Basmati rice is only cultivated in Punjab, a region shared between India and Pakistan. Pakistan is one of the largest rice producers in the world; 95% of total rice production in the country is grown in the Punjab region. Much of the variety is concentrated here as well. For instance, the Sheikhpura district of Punjab province in Pakistan cultivates three varieties of basmati rice. On average, smallholder farmers grow rice on 5-7 acres of land using traditional water intensive cultivation methods and seasonal shifts between rice and wheat.

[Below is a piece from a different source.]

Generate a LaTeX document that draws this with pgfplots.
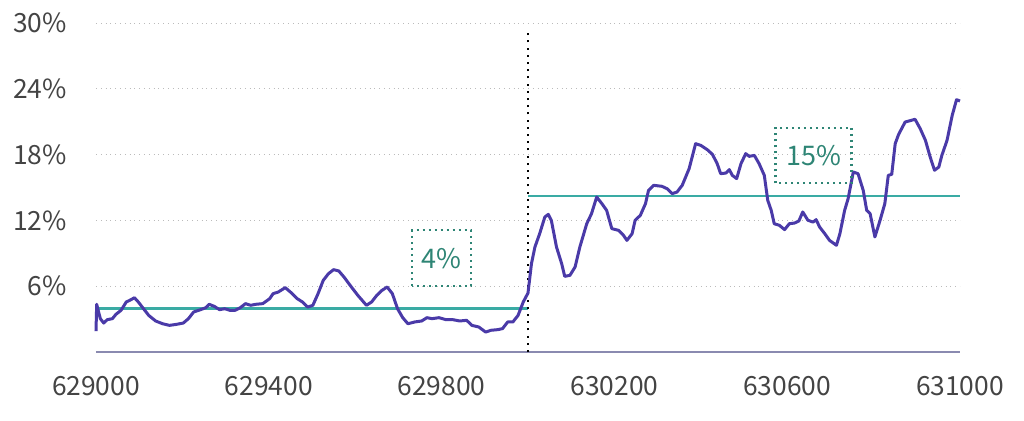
\documentclass[border=0pt]{standalone}
\usepackage{pgfplots}
\pgfplotsset{compat=1.18}
\usepackage{fontspec}
\setmainfont{Noto Sans CJK SC}

\definecolor{lineblue}{HTML}{4A3AA8}
\definecolor{avgteal}{HTML}{3AABA4}
\definecolor{boxteal}{HTML}{2E8575}
\definecolor{gridgray}{HTML}{BBBBBB}
\definecolor{axisgray}{HTML}{8A8AB0}
\definecolor{labelgray}{HTML}{444444}

\begin{document}
\begin{tikzpicture}
\useasboundingbox (-48pt,-34pt) rectangle (464pt,176pt);
\begin{axis}[
    scale only axis,
    width=432pt, height=164.5pt,
    xmin=629000, xmax=631000,
    ymin=0, ymax=30,
    axis x line*=bottom,
    axis y line*=left,
    x axis line style={-, color=axisgray, line width=0.6pt},
    y axis line style={draw=none},
    xtick={629000,629400,629800,630200,630600,631000},
    xticklabels={629000,629400,629800,630200,630600,631000},
    scaled x ticks=false,
    ytick={6,12,18,24,30},
    yticklabels={6\%,12\%,18\%,24\%,30\%},
    ymajorgrids,
    grid style={gridgray, dotted, line width=0.5pt},
    major tick length=0pt,
    tick label style={font=\fontsize{13.2}{15}\selectfont, text=labelgray},
    xticklabel style={yshift=-8.5pt},
    yticklabel style={xshift=-11pt},
    /pgf/number format/assume math mode=true,
    clip=false,
]
% averages
\addplot[avgteal, line width=1.4pt] coordinates {(629000,3.95) (630000,3.95)};
\addplot[avgteal, line width=1.4pt] coordinates {(630000,14.22) (631000,14.22)};
% divider
\addplot[black, line width=1.2pt, dash pattern=on 1pt off 2.6pt] coordinates {(630000,0) (630000,29.3)};
% rate
\addplot[lineblue, line width=1.5pt, line join=round] coordinates {
(629000,1.91) (629001.6,4.35) (629010,3.04) (629018,2.64) (629026,2.95) (629038,3.04)
(629046,3.43) (629058,3.80) (629070,4.56) (629078,4.71) (629089,4.95) (629098,4.56)
(629110,3.95) (629122,3.34) (629138,2.83) (629154,2.58) (629170,2.43) (629186,2.52)
(629202,2.64) (629214,3.04) (629226,3.65) (629242,3.86) (629254,4.04) (629262,4.35)
(629274,4.16) (629286,3.86) (629298,3.95) (629310,3.80) (629322,3.80) (629334,4.04)
(629346,4.41) (629358,4.26) (629370,4.35) (629386,4.41) (629402,4.86) (629410,5.32)
(629422,5.47) (629438,5.87) (629450,5.47) (629466,4.86) (629478,4.56) (629490,4.10)
(629502,4.26) (629514,5.32) (629526,6.53) (629538,7.14) (629550,7.51) (629562,7.39)
(629574,6.84) (629590,5.99) (629606,5.17) (629626,4.26) (629638,4.56) (629650,5.17)
(629662,5.62) (629674,5.93) (629686,5.32) (629698,3.95) (629710,3.13) (629722,2.58)
(629738,2.74) (629754,2.83) (629766,3.13) (629778,3.04) (629794,3.13) (629810,2.95)
(629826,2.95) (629842,2.83) (629858,2.89) (629870,2.43) (629886,2.28) (629902,1.82)
(629914,1.98) (629930,2.04) (629941,2.13) (629953,2.74) (629965,2.74) (629977,3.34)
(629989,4.56) (630000,5.38)
(630008,8.05) (630016,9.57) (630027,10.79) (630039,12.31) (630047,12.55) (630054,12.01)
(630066,9.57) (630078,8.05) (630085,6.90) (630097,6.99) (630109,7.75) (630120,9.57)
(630136,11.70) (630147,12.61) (630159,14.13) (630171,13.53) (630182,12.92) (630194,11.25)
(630210,11.09) (630221,10.64) (630229,10.18) (630241,10.79) (630248,12.01) (630260,12.46)
(630272,13.53) (630279,14.74) (630291,15.20) (630310,15.11) (630322,14.89) (630334,14.44)
(630345,14.59) (630357,15.20) (630373,16.72) (630388,19.00) (630400,18.84) (630415,18.45)
(630427,18.02) (630438,17.17) (630446,16.26) (630458,16.32) (630466,16.63) (630473,16.11)
(630483,15.81) (630493,17.17) (630504,18.09) (630512,17.84) (630524,17.93) (630535,17.17)
(630547,16.11) (630555,13.83) (630563,12.92) (630570,11.70) (630582,11.55) (630594,11.16)
(630605,11.70) (630617,11.76) (630627,11.95) (630636,12.77) (630648,12.01) (630660,11.85)
(630667,12.07) (630675,11.40) (630687,10.79) (630698,10.18) (630714,9.73) (630722,10.79)
(630733,12.92) (630741,13.98) (630753,16.41) (630764,16.26) (630776,14.74) (630784,12.92)
(630792,12.61) (630803,10.49) (630815,12.01) (630826,13.53) (630834,16.11) (630842,16.20)
(630850,19.00) (630858,19.85) (630873,20.97) (630896,21.22) (630908,20.36) (630920,19.30)
(630931,17.78) (630941,16.57) (630951,16.87) (630958,17.93) (630970,19.30) (630982,21.58)
(630992,23.01) (631000,22.89)
};
% annotation boxes
\draw[boxteal, line width=1.1pt, dash pattern=on 1pt off 2pt]
    (axis cs:629732,6.02) rectangle (axis cs:629868,11.09);
\node[text=boxteal, font=\fontsize{13.5}{15}\selectfont] at (axis cs:629800,8.55) {4\%};
\draw[boxteal, line width=1.1pt, dash pattern=on 1pt off 2pt]
    (axis cs:630573,15.38) rectangle (axis cs:630749,20.46);
\node[text=boxteal, font=\fontsize{13.5}{15}\selectfont] at (axis cs:630661,17.92) {15\%};
\end{axis}
\end{tikzpicture}
\end{document}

Rice workers are among the most vulnerable and marginalised people in the rice industry. In Sheikhpura, women head close to half of all households and contribute to a lot of physically demanding tasks, especially during the rice planting seasons. Even so, women’s work has traditionally been classified as “assistance” rather than labour, making the role of women in the community an important topic of concern. Meanwhile, the low income associated with rice cultivation makes a significant amount of men migrate to urban centres to find better-paid work. This creates shortage of labour during the growing season. Clearly, there is an acute need for change.